I'vew been using iText 4.2.1 and java 1.6 to generate PDF-files. My task is to add two fields having some random content using a template pdf. It works fine even with an 1GB large PDF. But now the environment demands java 7 and I run into this Out of memory-problem. I'v upgraded the iText to 5.5.3, but still the same issue.
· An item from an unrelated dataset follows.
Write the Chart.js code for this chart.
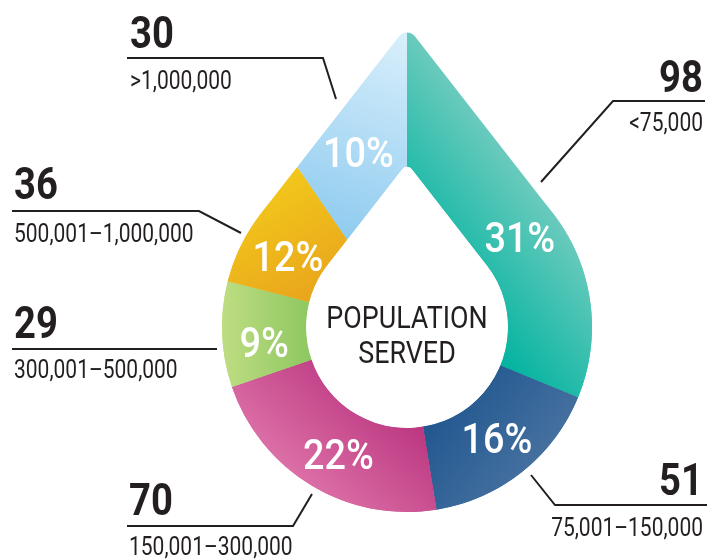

The code is trivial:

public final class PdfHelper
{
    public static void randomizePDFStream(InputStream in, OutputStream out)
    {
        try
        {
            PdfReader ReadInputPDF;
            ReadInputPDF = new PdfReader(in);
-> crash            PdfStamper stamper = new PdfStamper(ReadInputPDF, out);
            HashMap<String, String> hMap = ReadInputPDF.getInfo();
            hMap.put("Title", "RANDOM PDF TITLE: " + System.nanoTime() + ", " + System.currentTimeMillis());
            hMap.put("Subject", "RANDOM PDF SUBJECT: " + System.currentTimeMillis() + ", " + System.nanoTime());
            stamper.setMoreInfo(hMap);
            stamper.close();
        }
        catch (Exception e)
        {
            e.printStackTrace();
        }
    }
}

This gives the following stack dump when using a 1GB large pdf file :

Caught: java.util.concurrent.ExecutionException: java.lang.OutOfMemoryError: Requested array size exceeds VM limit
java.util.concurrent.ExecutionException: java.lang.OutOfMemoryError: Requested array size exceeds VM limit
        at java_util_concurrent_Future$get.call(Unknown Source)
        at Main.awaitCompletion(Main.groovy:222)
        at Main$awaitCompletion.callCurrent(Unknown Source)
        at Main.run(Main.groovy:113)
Caused by: java.lang.OutOfMemoryError: Requested array size exceeds VM limit
        at com.itextpdf.text.io.StreamUtil.inputStreamToArray(StreamUtil.java:74)
        at com.itextpdf.text.io.RandomAccessSourceFactory.createSource(RandomAccessSourceFactory.java:146)
        at com.itextpdf.text.pdf.PdfReader.<init>(PdfReader.java:351)
        at com.itextpdf.text.pdf.PdfReader.<init>(PdfReader.java:371)
        at PdfHelper.randomizePDFStream(PdfHelper.java:65)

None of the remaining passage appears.